Stated task
Write out the whole listing again, exactly.

Data
────────────────
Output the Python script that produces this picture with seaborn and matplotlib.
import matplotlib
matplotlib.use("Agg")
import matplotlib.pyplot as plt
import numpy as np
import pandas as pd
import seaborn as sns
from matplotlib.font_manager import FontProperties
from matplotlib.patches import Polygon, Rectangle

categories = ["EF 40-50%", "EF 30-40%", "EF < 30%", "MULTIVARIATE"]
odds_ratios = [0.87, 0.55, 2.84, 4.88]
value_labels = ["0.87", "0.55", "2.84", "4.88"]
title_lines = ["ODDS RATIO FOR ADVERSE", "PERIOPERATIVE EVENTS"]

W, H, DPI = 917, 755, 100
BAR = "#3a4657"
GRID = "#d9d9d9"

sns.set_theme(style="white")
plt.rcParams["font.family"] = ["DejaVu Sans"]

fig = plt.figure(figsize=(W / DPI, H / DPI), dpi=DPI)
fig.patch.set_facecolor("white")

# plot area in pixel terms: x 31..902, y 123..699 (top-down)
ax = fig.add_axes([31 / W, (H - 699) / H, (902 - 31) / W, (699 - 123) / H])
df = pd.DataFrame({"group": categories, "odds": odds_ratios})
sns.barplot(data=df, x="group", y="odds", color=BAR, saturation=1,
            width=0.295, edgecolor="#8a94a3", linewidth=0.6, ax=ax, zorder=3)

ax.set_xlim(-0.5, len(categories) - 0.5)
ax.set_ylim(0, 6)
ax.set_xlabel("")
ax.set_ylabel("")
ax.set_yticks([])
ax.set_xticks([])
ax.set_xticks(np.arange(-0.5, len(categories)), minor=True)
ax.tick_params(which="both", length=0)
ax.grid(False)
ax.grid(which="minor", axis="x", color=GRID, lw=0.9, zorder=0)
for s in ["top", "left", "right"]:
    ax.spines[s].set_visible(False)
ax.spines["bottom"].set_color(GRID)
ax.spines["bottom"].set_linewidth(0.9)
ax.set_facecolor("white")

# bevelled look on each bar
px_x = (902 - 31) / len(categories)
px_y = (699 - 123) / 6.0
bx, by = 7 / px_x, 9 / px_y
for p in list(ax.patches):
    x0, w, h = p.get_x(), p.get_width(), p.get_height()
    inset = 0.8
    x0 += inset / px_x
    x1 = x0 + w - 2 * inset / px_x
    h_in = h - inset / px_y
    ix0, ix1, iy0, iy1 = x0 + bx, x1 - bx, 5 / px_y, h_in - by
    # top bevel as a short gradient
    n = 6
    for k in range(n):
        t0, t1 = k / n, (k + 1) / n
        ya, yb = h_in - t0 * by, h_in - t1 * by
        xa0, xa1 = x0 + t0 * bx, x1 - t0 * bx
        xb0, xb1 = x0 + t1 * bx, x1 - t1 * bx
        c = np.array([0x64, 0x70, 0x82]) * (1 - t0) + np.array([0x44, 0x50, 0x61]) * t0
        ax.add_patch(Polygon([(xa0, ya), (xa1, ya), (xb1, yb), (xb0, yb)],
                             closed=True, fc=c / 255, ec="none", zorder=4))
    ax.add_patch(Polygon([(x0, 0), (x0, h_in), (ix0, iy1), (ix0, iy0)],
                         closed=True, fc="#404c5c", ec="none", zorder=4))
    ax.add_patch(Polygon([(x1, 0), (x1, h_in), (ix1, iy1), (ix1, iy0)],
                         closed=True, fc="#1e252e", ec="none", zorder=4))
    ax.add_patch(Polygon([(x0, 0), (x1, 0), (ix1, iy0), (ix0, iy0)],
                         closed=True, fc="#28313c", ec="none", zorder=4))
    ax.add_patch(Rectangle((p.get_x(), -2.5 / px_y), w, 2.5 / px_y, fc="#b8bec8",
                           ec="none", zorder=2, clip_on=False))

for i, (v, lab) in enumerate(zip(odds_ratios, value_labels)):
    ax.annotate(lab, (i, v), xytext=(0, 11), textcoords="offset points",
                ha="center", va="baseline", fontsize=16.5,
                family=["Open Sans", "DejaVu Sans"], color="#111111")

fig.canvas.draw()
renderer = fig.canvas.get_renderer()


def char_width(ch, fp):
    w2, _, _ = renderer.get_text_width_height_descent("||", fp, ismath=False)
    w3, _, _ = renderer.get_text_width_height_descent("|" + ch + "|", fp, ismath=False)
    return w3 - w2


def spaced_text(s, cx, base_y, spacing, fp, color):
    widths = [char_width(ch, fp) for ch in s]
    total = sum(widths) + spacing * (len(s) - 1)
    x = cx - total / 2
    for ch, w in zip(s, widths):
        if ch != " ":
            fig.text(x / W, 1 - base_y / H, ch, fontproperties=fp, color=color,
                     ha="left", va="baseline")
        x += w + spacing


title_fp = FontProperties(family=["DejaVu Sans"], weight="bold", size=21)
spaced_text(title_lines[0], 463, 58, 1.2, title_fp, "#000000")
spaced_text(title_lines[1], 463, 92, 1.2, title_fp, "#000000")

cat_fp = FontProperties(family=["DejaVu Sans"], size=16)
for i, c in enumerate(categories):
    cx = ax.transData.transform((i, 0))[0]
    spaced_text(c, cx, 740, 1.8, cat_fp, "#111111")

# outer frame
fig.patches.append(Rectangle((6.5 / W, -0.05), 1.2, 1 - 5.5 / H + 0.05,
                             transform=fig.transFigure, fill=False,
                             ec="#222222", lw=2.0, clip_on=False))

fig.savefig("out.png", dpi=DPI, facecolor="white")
────────────────
Task solution
Output the Python script that produces this picture with seaborn and matplotlib.
import matplotlib
matplotlib.use("Agg")
import matplotlib.pyplot as plt
import numpy as np
import pandas as pd
import seaborn as sns
from matplotlib.font_manager import FontProperties
from matplotlib.patches import Polygon, Rectangle

categories = ["EF 40-50%", "EF 30-40%", "EF < 30%", "MULTIVARIATE"]
odds_ratios = [0.87, 0.55, 2.84, 4.88]
value_labels = ["0.87", "0.55", "2.84", "4.88"]
title_lines = ["ODDS RATIO FOR ADVERSE", "PERIOPERATIVE EVENTS"]

W, H, DPI = 917, 755, 100
BAR = "#3a4657"
GRID = "#d9d9d9"

sns.set_theme(style="white")
plt.rcParams["font.family"] = ["DejaVu Sans"]

fig = plt.figure(figsize=(W / DPI, H / DPI), dpi=DPI)
fig.patch.set_facecolor("white")

# plot area in pixel terms: x 31..902, y 123..699 (top-down)
ax = fig.add_axes([31 / W, (H - 699) / H, (902 - 31) / W, (699 - 123) / H])
df = pd.DataFrame({"group": categories, "odds": odds_ratios})
sns.barplot(data=df, x="group", y="odds", color=BAR, saturation=1,
            width=0.295, edgecolor="#8a94a3", linewidth=0.6, ax=ax, zorder=3)

ax.set_xlim(-0.5, len(categories) - 0.5)
ax.set_ylim(0, 6)
ax.set_xlabel("")
ax.set_ylabel("")
ax.set_yticks([])
ax.set_xticks([])
ax.set_xticks(np.arange(-0.5, len(categories)), minor=True)
ax.tick_params(which="both", length=0)
ax.grid(False)
ax.grid(which="minor", axis="x", color=GRID, lw=0.9, zorder=0)
for s in ["top", "left", "right"]:
    ax.spines[s].set_visible(False)
ax.spines["bottom"].set_color(GRID)
ax.spines["bottom"].set_linewidth(0.9)
ax.set_facecolor("white")

# bevelled look on each bar
px_x = (902 - 31) / len(categories)
px_y = (699 - 123) / 6.0
bx, by = 7 / px_x, 9 / px_y
for p in list(ax.patches):
    x0, w, h = p.get_x(), p.get_width(), p.get_height()
    inset = 0.8
    x0 += inset / px_x
    x1 = x0 + w - 2 * inset / px_x
    h_in = h - inset / px_y
    ix0, ix1, iy0, iy1 = x0 + bx, x1 - bx, 5 / px_y, h_in - by
    # top bevel as a short gradient
    n = 6
    for k in range(n):
        t0, t1 = k / n, (k + 1) / n
        ya, yb = h_in - t0 * by, h_in - t1 * by
        xa0, xa1 = x0 + t0 * bx, x1 - t0 * bx
        xb0, xb1 = x0 + t1 * bx, x1 - t1 * bx
        c = np.array([0x64, 0x70, 0x82]) * (1 - t0) + np.array([0x44, 0x50, 0x61]) * t0
        ax.add_patch(Polygon([(xa0, ya), (xa1, ya), (xb1, yb), (xb0, yb)],
                             closed=True, fc=c / 255, ec="none", zorder=4))
    ax.add_patch(Polygon([(x0, 0), (x0, h_in), (ix0, iy1), (ix0, iy0)],
                         closed=True, fc="#404c5c", ec="none", zorder=4))
    ax.add_patch(Polygon([(x1, 0), (x1, h_in), (ix1, iy1), (ix1, iy0)],
                         closed=True, fc="#1e252e", ec="none", zorder=4))
    ax.add_patch(Polygon([(x0, 0), (x1, 0), (ix1, iy0), (ix0, iy0)],
                         closed=True, fc="#28313c", ec="none", zorder=4))
    ax.add_patch(Rectangle((p.get_x(), -2.5 / px_y), w, 2.5 / px_y, fc="#b8bec8",
                           ec="none", zorder=2, clip_on=False))

for i, (v, lab) in enumerate(zip(odds_ratios, value_labels)):
    ax.annotate(lab, (i, v), xytext=(0, 11), textcoords="offset points",
                ha="center", va="baseline", fontsize=16.5,
                family=["Open Sans", "DejaVu Sans"], color="#111111")

fig.canvas.draw()
renderer = fig.canvas.get_renderer()


def char_width(ch, fp):
    w2, _, _ = renderer.get_text_width_height_descent("||", fp, ismath=False)
    w3, _, _ = renderer.get_text_width_height_descent("|" + ch + "|", fp, ismath=False)
    return w3 - w2


def spaced_text(s, cx, base_y, spacing, fp, color):
    widths = [char_width(ch, fp) for ch in s]
    total = sum(widths) + spacing * (len(s) - 1)
    x = cx - total / 2
    for ch, w in zip(s, widths):
        if ch != " ":
            fig.text(x / W, 1 - base_y / H, ch, fontproperties=fp, color=color,
                     ha="left", va="baseline")
        x += w + spacing


title_fp = FontProperties(family=["DejaVu Sans"], weight="bold", size=21)
spaced_text(title_lines[0], 463, 58, 1.2, title_fp, "#000000")
spaced_text(title_lines[1], 463, 92, 1.2, title_fp, "#000000")

cat_fp = FontProperties(family=["DejaVu Sans"], size=16)
for i, c in enumerate(categories):
    cx = ax.transData.transform((i, 0))[0]
    spaced_text(c, cx, 740, 1.8, cat_fp, "#111111")

# outer frame
fig.patches.append(Rectangle((6.5 / W, -0.05), 1.2, 1 - 5.5 / H + 0.05,
                             transform=fig.transFigure, fill=False,
                             ec="#222222", lw=2.0, clip_on=False))

fig.savefig("out.png", dpi=DPI, facecolor="white")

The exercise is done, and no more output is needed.